LAST EDITED ON 03-20-14 AT 03:51 PM (EST)Hello again, reporting in as usual with the Greatest Spoilers of the 21st Century –(dum dee dum dum), and beyond.
I am Sam the Spoiler man. And it is Sam, not Spam, TYVM, and I do not appreciate those who would disparage my fake given name. And it really wasn’t necessary to use my front door as a canvas for the disparagement.

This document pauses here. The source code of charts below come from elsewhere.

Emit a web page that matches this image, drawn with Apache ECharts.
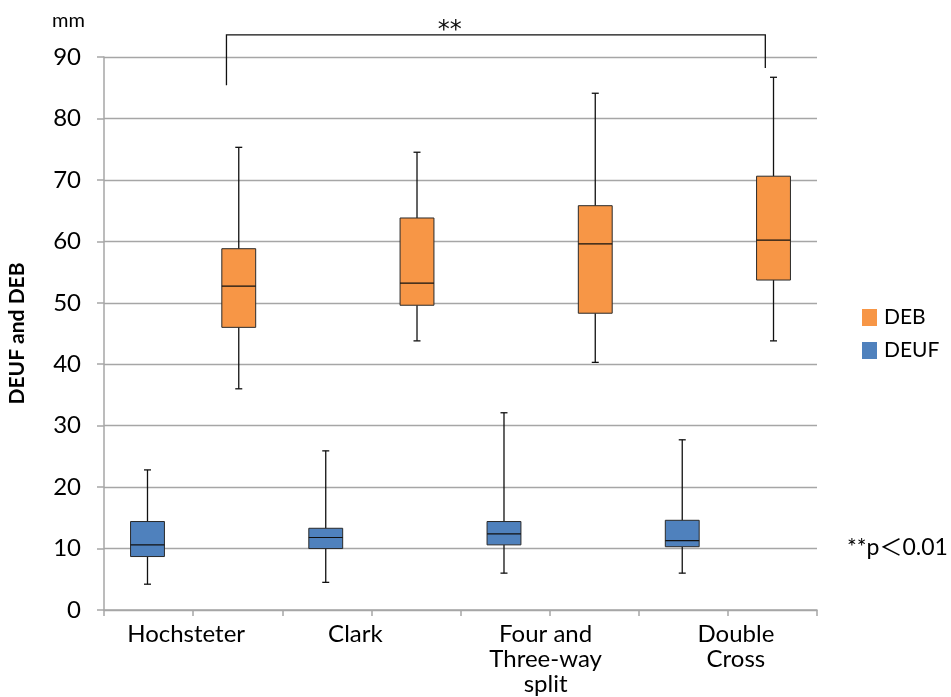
<!DOCTYPE html>
<html>
<head>
<meta charset="utf-8">
<script src="https://cdn.jsdelivr.net/npm/echarts@6/dist/echarts.min.js"></script>
<style>
  html, body { margin: 0; padding: 0; background: #fff; }
  #main { width: 951px; height: 697px; }
</style>
</head>
<body>
<div id="main"></div>
<script>
// categories and box values
var categories = ['Hochsteter', 'Clark', 'Four and\nThree-way\nsplit', 'Double\nCross'];

// [min, Q1, median, Q3, max]
var debBoxes = [
  [36.0, 46.0, 52.7, 58.8, 75.3],
  [43.8, 49.6, 53.2, 63.8, 74.5],
  [40.3, 48.3, 59.6, 65.8, 84.1],
  [43.8, 53.7, 60.2, 70.6, 86.7]
];
var deufBoxes = [
  [4.2, 8.7, 10.6, 14.4, 22.8],
  [4.5, 10.0, 11.8, 13.3, 25.9],
  [6.0, 10.6, 12.4, 14.4, 32.1],
  [6.0, 10.3, 11.3, 14.6, 27.7]
];

// significance bracket: from category, to category, left end, right end, top
var bracket = [0, 3, 85.4, 88.2, 93.6];
var sigLabel = '**';
var sigNote = '**p＜0.01';

var FONT = 'Lato, "Noto Sans CJK JP", sans-serif';
var GRAY = '#a6a6a6';

// small horizontal nudges of the category labels (px, + = right)
var labelShift = [-7, -16, -4, 8];

var myChart = echarts.init(document.getElementById('main'));

function toSeriesData(boxes) {
  var out = [];
  for (let i = 0; i < boxes.length; i++) {
    out.push([i].concat(boxes[i]));
  }
  return out;
}

// side: -1 left of category centre, +1 right
function boxRenderer(side, color) {
  return function (params, api) {
    var cat = api.value(0);
    var band = api.size([1, 0])[0];
    var x = api.coord([cat, 0])[0] + side * band * 0.256;
    var half = band * 0.095;
    var cap = 3.5;
    var yMin = api.coord([cat, api.value(1)])[1];
    var yQ1 = api.coord([cat, api.value(2)])[1];
    var yMed = api.coord([cat, api.value(3)])[1];
    var yQ3 = api.coord([cat, api.value(4)])[1];
    var yMax = api.coord([cat, api.value(5)])[1];
    var line = { stroke: '#111', lineWidth: 1.3 };
    return {
      type: 'group',
      children: [
        { type: 'line', shape: { x1: x, y1: yQ3, x2: x, y2: yMax }, style: line },
        { type: 'line', shape: { x1: x - cap, y1: yMax, x2: x + cap, y2: yMax }, style: line },
        { type: 'line', shape: { x1: x, y1: yQ1, x2: x, y2: yMin }, style: line },
        { type: 'line', shape: { x1: x - cap, y1: yMin, x2: x + cap, y2: yMin }, style: line },
        { type: 'rect', shape: { x: x - half, y: yQ3, width: half * 2, height: yQ1 - yQ3 },
          style: { fill: color, stroke: '#2a2a2a', lineWidth: 1 } },
        { type: 'line', shape: { x1: x - half, y1: yMed, x2: x + half, y2: yMed },
          style: { stroke: '#111', lineWidth: 1.2 } }
      ]
    };
  };
}

var tickSlots = [];
for (let i = 0; i < categories.length * 2; i++) tickSlots.push('');

var catData = [];
for (let i = 0; i < categories.length; i++) {
  var s = labelShift[i];
  catData.push({
    value: categories[i],
    textStyle: { padding: s < 0 ? [0, -2 * s, 0, 0] : [0, 0, 0, 2 * s] }
  });
}

var option = {
  animation: false,
  title: [
    { text: 'mm', left: 47, top: 6, textStyle: { fontFamily: FONT, fontSize: 20, fontWeight: 'normal', color: '#000' } },
    { text: sigNote, left: 842, top: 531, textStyle: { fontFamily: FONT, fontSize: 23, fontWeight: 'normal', color: '#000' } }
  ],
  legend: {
    data: ['DEB', 'DEUF'],
    orient: 'vertical',
    left: 857,
    top: 302,
    icon: 'rect',
    itemWidth: 15,
    itemHeight: 17,
    itemGap: 12,
    textStyle: { fontFamily: FONT, fontSize: 21, color: '#000', padding: [0, 0, 0, 2] }
  },
  grid: { left: 104, right: 134, top: 57, bottom: 87, containLabel: false, outerBoundsMode: 'none' },
  xAxis: [
    {
      type: 'category',
      data: catData,
      position: 'bottom',
      axisLine: { lineStyle: { color: GRAY, width: 1.5 } },
      axisTick: { show: false },
      axisLabel: { interval: 0, margin: 12, fontFamily: FONT, fontSize: 24, lineHeight: 25, color: '#000' },
      splitLine: { show: false }
    },
    {
      type: 'category',
      data: tickSlots,
      position: 'bottom',
      axisLine: { show: false },
      axisTick: { show: true, length: 6, lineStyle: { color: GRAY, width: 1.5 } },
      axisLabel: { show: false },
      splitLine: { show: false }
    }
  ],
  yAxis: {
    type: 'value',
    min: 0,
    max: 90,
    interval: 10,
    name: 'DEUF and DEB',
    nameLocation: 'middle',
    nameGap: 76,
    nameTextStyle: { fontFamily: FONT, fontSize: 21, fontWeight: 'bold', color: '#000' },
    axisLine: { show: true, lineStyle: { color: GRAY, width: 1.5 } },
    axisTick: { show: true, length: 7, lineStyle: { color: GRAY, width: 1.5 } },
    axisLabel: { margin: 23, fontFamily: FONT, fontSize: 24, color: '#000' },
    splitLine: { lineStyle: { color: GRAY, width: 1.3 } }
  },
  series: [
    {
      name: 'DEUF',
      type: 'custom',
      xAxisIndex: 0,
      itemStyle: { color: '#4F81BD' },
      encode: { x: 0, y: [1, 2, 3, 4, 5] },
      renderItem: boxRenderer(-1, '#4F81BD'),
      data: toSeriesData(deufBoxes)
    },
    {
      name: 'DEB',
      type: 'custom',
      xAxisIndex: 0,
      itemStyle: { color: '#F79646' },
      encode: { x: 0, y: [1, 2, 3, 4, 5] },
      renderItem: boxRenderer(1, '#F79646'),
      data: toSeriesData(debBoxes)
    },
    {
      name: 'bracket',
      type: 'custom',
      xAxisIndex: 0,
      clip: false,
      silent: true,
      encode: { x: [0, 1], y: [2, 3, 4] },
      renderItem: function (params, api) {
        var band = api.size([1, 0])[0];
        var xl = api.coord([api.value(0), 0])[0] + band * 0.187;
        var xr = api.coord([api.value(1), 0])[0] + band * 0.21;
        var yl = api.coord([0, api.value(2)])[1];
        var yr = api.coord([0, api.value(3)])[1];
        var yt = api.coord([0, api.value(4)])[1];
        var xs = api.coord([1, 0])[0] + band * 0.44;
        return {
          type: 'group',
          children: [
            { type: 'polyline', shape: { points: [[xl, yl], [xl, yt], [xr, yt], [xr, yr]] },
              style: { fill: null, stroke: '#111', lineWidth: 1.3 } },
            { type: 'text', x: xs, y: yt + 8,
              style: { text: sigLabel, fontFamily: 'DejaVu Sans, sans-serif', fontSize: 24, fontWeight: 'normal', fill: '#111',
                       align: 'center', verticalAlign: 'bottom' } }
          ]
        };
      },
      data: [bracket]
    }
  ]
};

myChart.setOption(option);
</script>
</body>
</html>
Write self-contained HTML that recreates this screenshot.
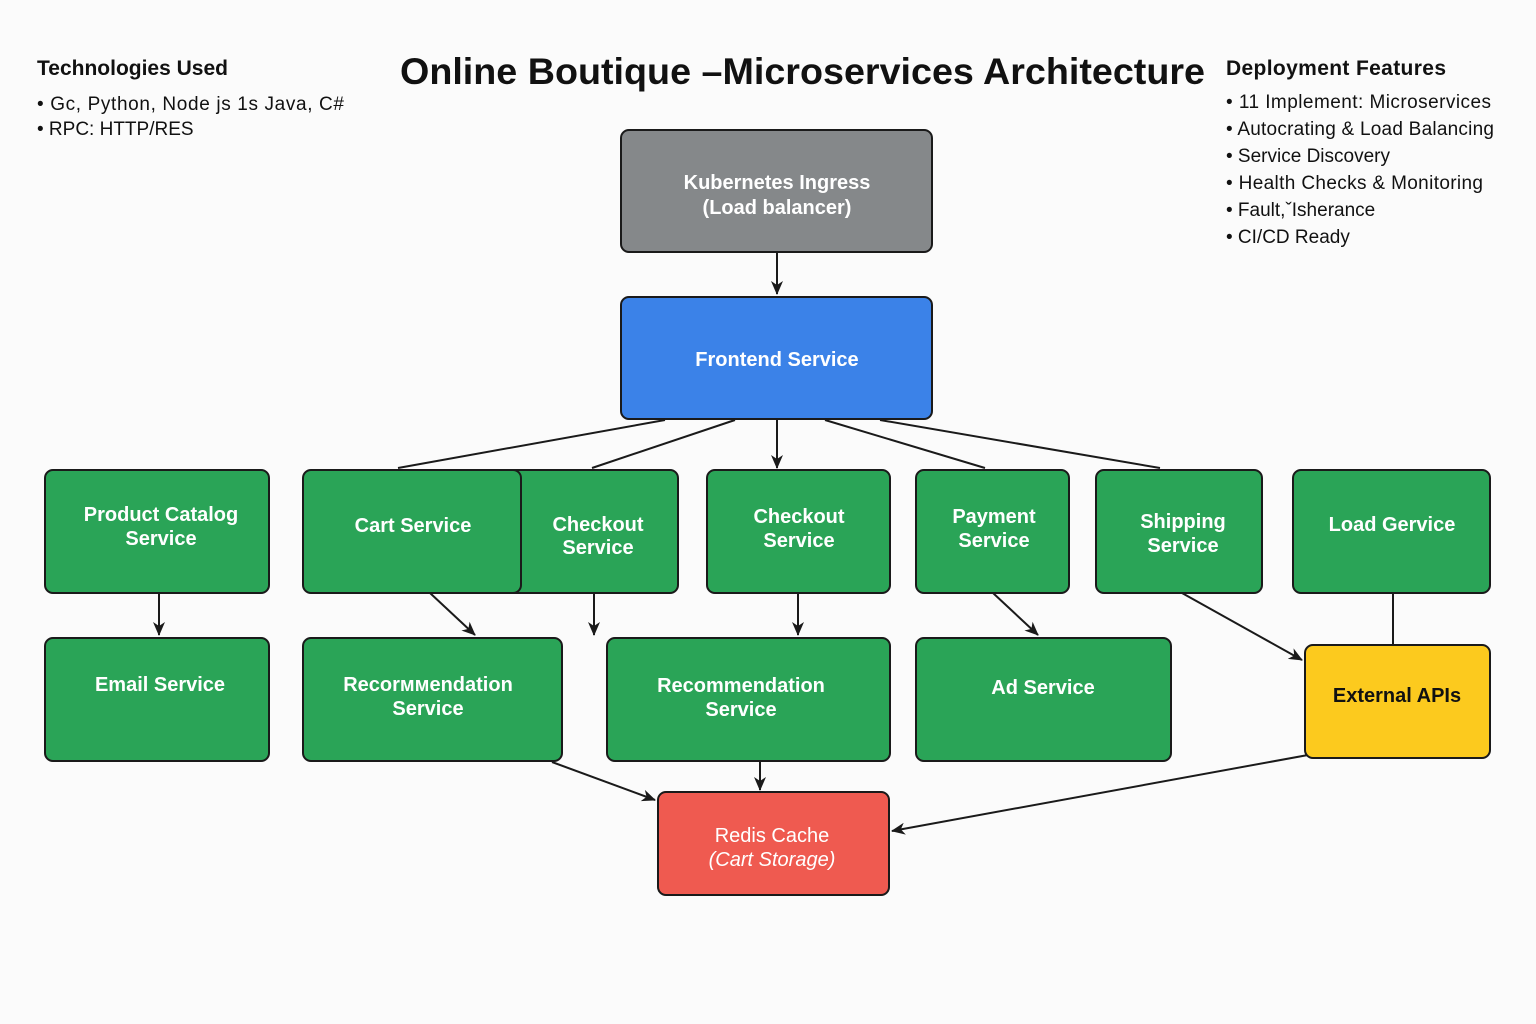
<!DOCTYPE html>
<html><head><meta charset="utf-8"><style>
html,body{margin:0;padding:0;background:#fbfbfb;}
svg{display:block;font-family:"Liberation Sans",sans-serif;}
.w{fill:#fff;font-size:20px;text-anchor:middle;font-weight:bold;}
.n{fill:#fff;font-size:20px;text-anchor:middle;}
.b{fill:#2aa457;stroke:#1a1a1a;stroke-width:2;}
.l{stroke:#1a1a1a;stroke-width:2;fill:none;}
.t{fill:#111;font-size:19px;}
</style></head><body>
<svg width="1536" height="1024" viewBox="0 0 1536 1024">
<defs><marker id="a" markerWidth="14" markerHeight="14" refX="13" refY="7" orient="auto" markerUnits="userSpaceOnUse" viewBox="0 0 14 14"><path d="M0,1 L14,7 L0,13 L4,7 Z" fill="#1a1a1a"/></marker></defs>
<rect width="1536" height="1024" fill="#fbfbfb"/>
<text x="400" y="84" font-size="37" font-weight="bold" fill="#111" textLength="805" lengthAdjust="spacingAndGlyphs">Online Boutique –Microservices Architecture</text>
<text x="37" y="75" font-size="21" font-weight="bold" fill="#111">Technologies Used</text>
<text x="37" y="110" class="t" textLength="307">•  Gc, Python, Node js 1s Java, C#</text>
<text x="37" y="135" class="t">•  RPC: HTTP/RES</text>
<text x="1226" y="75" font-size="21" font-weight="bold" fill="#111" textLength="220">Deployment Features</text>
<g class="t" font-size="18">
<text x="1226" y="108" textLength="265">•  11 Implement: Microservices</text>
<text x="1226" y="135" textLength="268">•  Autocrating &amp; Load Balancing</text>
<text x="1226" y="162">•  Service Discovery</text>
<text x="1226" y="189" textLength="257">•  Health Checks &amp; Monitoring</text>
<text x="1226" y="216">•  Fault,ˇIsherance</text>
<text x="1226" y="243">•  CI/CD Ready</text>
</g>
<path class="l" d="M777,252 L777,294" marker-end="url(#a)"/>
<path class="l" d="M665,420 L398,468 M735,420 L592,468 M825,420 L985,468 M880,420 L1160,468 M1393,593 L1393,645"/>
<path class="l" d="M777,420 L777,468" marker-end="url(#a)"/>
<path class="l" d="M159,593 L159,635" marker-end="url(#a)"/>
<path class="l" d="M430,593 L475,635" marker-end="url(#a)"/>
<path class="l" d="M594,593 L594,635" marker-end="url(#a)"/>
<path class="l" d="M798,593 L798,635" marker-end="url(#a)"/>
<path class="l" d="M993,593 L1038,635" marker-end="url(#a)"/>
<path class="l" d="M1182,593 L1302,660" marker-end="url(#a)"/>
<path class="l" d="M552,762 L655,800" marker-end="url(#a)"/>
<path class="l" d="M760,762 L760,790" marker-end="url(#a)"/>
<path class="l" d="M1308,755 L892,831" marker-end="url(#a)"/>
<rect x="621" y="130" width="311" height="122" rx="8" fill="#85888a" stroke="#1a1a1a" stroke-width="2"/>
<text x="777" y="189" class="w">Kubernetes Ingress</text><text x="777" y="214" class="w">(Load balancer)</text>
<rect x="621" y="297" width="311" height="122" rx="8" fill="#3b82e8" stroke="#1a1a1a" stroke-width="2"/>
<text x="777" y="366" class="w">Frontend Service</text>
<rect class="b" x="45" y="470" width="224" height="123" rx="8"/>
<text x="161" y="521" class="w">Product Catalog</text><text x="161" y="545" class="w">Service</text>
<rect class="b" x="420" y="470" width="258" height="123" rx="8"/>
<text x="598" y="531" class="w">Checkout</text><text x="598" y="554" class="w">Service</text>
<rect class="b" x="303" y="470" width="218" height="123" rx="8"/>
<text x="413" y="532" class="w">Cart Service</text>
<rect class="b" x="707" y="470" width="183" height="123" rx="8"/>
<text x="799" y="523" class="w">Checkout</text><text x="799" y="547" class="w">Service</text>
<rect class="b" x="916" y="470" width="153" height="123" rx="8"/>
<text x="994" y="523" class="w">Payment</text><text x="994" y="547" class="w">Service</text>
<rect class="b" x="1096" y="470" width="166" height="123" rx="8"/>
<text x="1183" y="528" class="w">Shipping</text><text x="1183" y="552" class="w">Service</text>
<rect class="b" x="1293" y="470" width="197" height="123" rx="8"/>
<text x="1392" y="531" class="w">Load Gervice</text>
<rect class="b" x="45" y="638" width="224" height="123" rx="8"/>
<text x="160" y="691" class="w">Email Service</text>
<rect class="b" x="303" y="638" width="259" height="123" rx="8"/>
<text x="428" y="691" class="w">Recorммendation</text><text x="428" y="715" class="w">Service</text>
<rect class="b" x="607" y="638" width="283" height="123" rx="8"/>
<text x="741" y="692" class="w">Recommendation</text><text x="741" y="716" class="w">Service</text>
<rect class="b" x="916" y="638" width="255" height="123" rx="8"/>
<text x="1043" y="694" class="w">Ad Service</text>
<rect x="1305" y="645" width="185" height="113" rx="8" fill="#fcca1e" stroke="#1a1a1a" stroke-width="2"/>
<text x="1397" y="702" font-size="20" font-weight="bold" fill="#111" text-anchor="middle">External APIs</text>
<rect x="658" y="792" width="231" height="103" rx="8" fill="#ef5a50" stroke="#1a1a1a" stroke-width="2"/>
<text x="772" y="842" class="n">Redis Cache</text><text x="772" y="866" class="n" font-style="italic">(Cart Storage)</text>
</svg>
</body></html>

Anyway, the Spoilers of the Century this week were revealed in a flash of psychic inspiration. The homing Galapagos Tortoises that my merry band of nympho reporters used to convey their spoiler reports was slow this week (yeah, we may be upgrading to three-toed sloths next week) but it doesn’t matter because I have had a vision, several visions in fact, of sunny beaches, turquoise blue waters, coconut palms, gaudy bird life, and dumb as dirt castaways, who despite their lizard like IQs (not to insult lizards, but well..) will provide the entertainment next week.
Wait, wait, I’m getting one now, I see a machete, I see blood, I see Shambo face-planting in the sand while once again failing to catch her chickens. Chickens which, I might add, are in a cage and not all that hard to catch. But you know Shambo, she loves her some chicken chasing.
Anyway.
Psychic Spoiler #1: I see Tony in his private Spy shack. Whoa…Tony, you and your fist need to get a room!
Moving on. Quickly.
Psychic Spoiler #2: I see Morgan practicing her Rock-Paper-Scissors skills. She is sure that that will be the next IC, and she wants to get ahead. Or some head. The vision is vague on that point, much like the former prostitute herself (Hey, I hope no one is fooled by the “Former NFL Cheerleader cover that Survivor provided for her? She does have an NFL cheerleader outfit as well as a Little BoPeep outfit, a Substitute Teacher outfit, a Bad Bad Girl outfit, and an RTVW Loser Lodge Dominatrix Mistress outfit (with whips and handcuffs) that she wears at her little “Parties”, but the NFL personnel only have an “After Dark” partying relationship with her).
Psychic Spoiler #3: Spencer will try his Pawn takes Queen’s castle gambit next week. If it’s good enough for Bobby Fischer, it’s good enough for Spencer.
Psychic Spoiler #4: I see LJ tempting the Gods, and trying his best to join the “James Clements ‘I went home with a HI for a souvenir’” club. As usual with Survivor castaways, he fails. But it was a razor thin failure, so you got to give him some credit, he gave a go. And by staying he can still go for James’s record of going home with two HIs. We wish him the best.
Psychic Spoiler #5: I see a log challenge. I see Dave (you remember Dave from China? Dave Cruser?) hired as a log challenge mentor to both tribes. He misses the point though, thinking that both logs are just large Faber #2 pencils, and instructs the tribes on how to draw doodle mazes and build fire pits. Well, this is Survivor, expect the unexpected. Or the moronic.
Tribe strikes again
Sorry, they just come to me sometimes; I can't just summon a psychic vision whenever I want…Wait. I see something, I see Cliff Robinson in despair over having been evicted and wading out into the ocean in a desperate attempt to stop the pain of rejection and wash away his tears, and not being able to find a spot around the island deep enough for him to drown in.
Then I see him promising to himself that when he watches Survivor and figures out who betrayed him and who voted to evict him, that he is going to do some hoop jamming with their heads (and between you and me, Tony’s head would make a pretty good basketball. Except for dribbling. Round and smooth. And, using the mouth and eyes for finger holes, it would also make a decent bowling ball. We have finally found something Tony would be good for. Yea us).
So Cliff is plotting his revenge NBA style, and that has given him peace. In the meantime, he is contributing to life at the ponderosa by wrestling whales for food, picking coconuts from the trees, and regaling the other rejectees with stories of how he taught Clyde the Glide every thing he knew.